7.4À cet égard, le Comité relève que l’auteur était présent à l’audience tenue par le tribunal le 20 décembre 2010, à l’issue de laquelle il a été informé du délai à respecter et de la procédure à suivre pour former un recours. Il note aussi que l’auteur a été libéré le 31 décembre 2010, mais n’a interjeté appel auprès du tribunal régional de Gomel au motif qu’il avait été détenu arbitrairement et condamné illégalement pour vandalisme mineur que le 5 janvier 2011, soit seize jours après sa condamnation, alors que la loi de l’État partie fixe à cinq jours le délai de recours contre une décision administrative.

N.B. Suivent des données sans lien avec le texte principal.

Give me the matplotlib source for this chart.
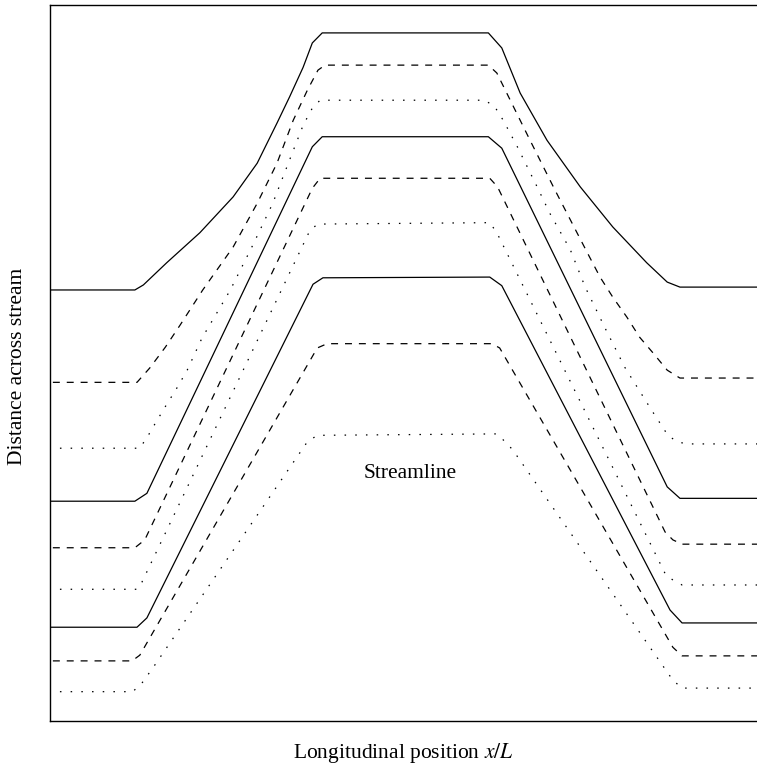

À la lumière des éléments du dossier, le Comité constate que l’auteur n’a pas expliqué pourquoi il ne pouvait pas interjeter appel pendant qu’il se trouvait en détention. Le Comité conclut que l’auteur n’a pas respecté le délai de recours fixé par la loi, et ce, en toute connaissance de cause. Il estime donc que les dispositions du paragraphe 2 b) de l’article 5 du Protocole facultatif s’opposent à ce qu’il examine la présente communication.

8.En conséquence, le Comité des droits de l’homme décide :

a)Que la communication est irrecevable en vertu du paragraphe 2 b) de l’article 5 du Protocole facultatif ;

b)Que la présente décision sera communiquée à l’État partie et à l’auteur de la communication.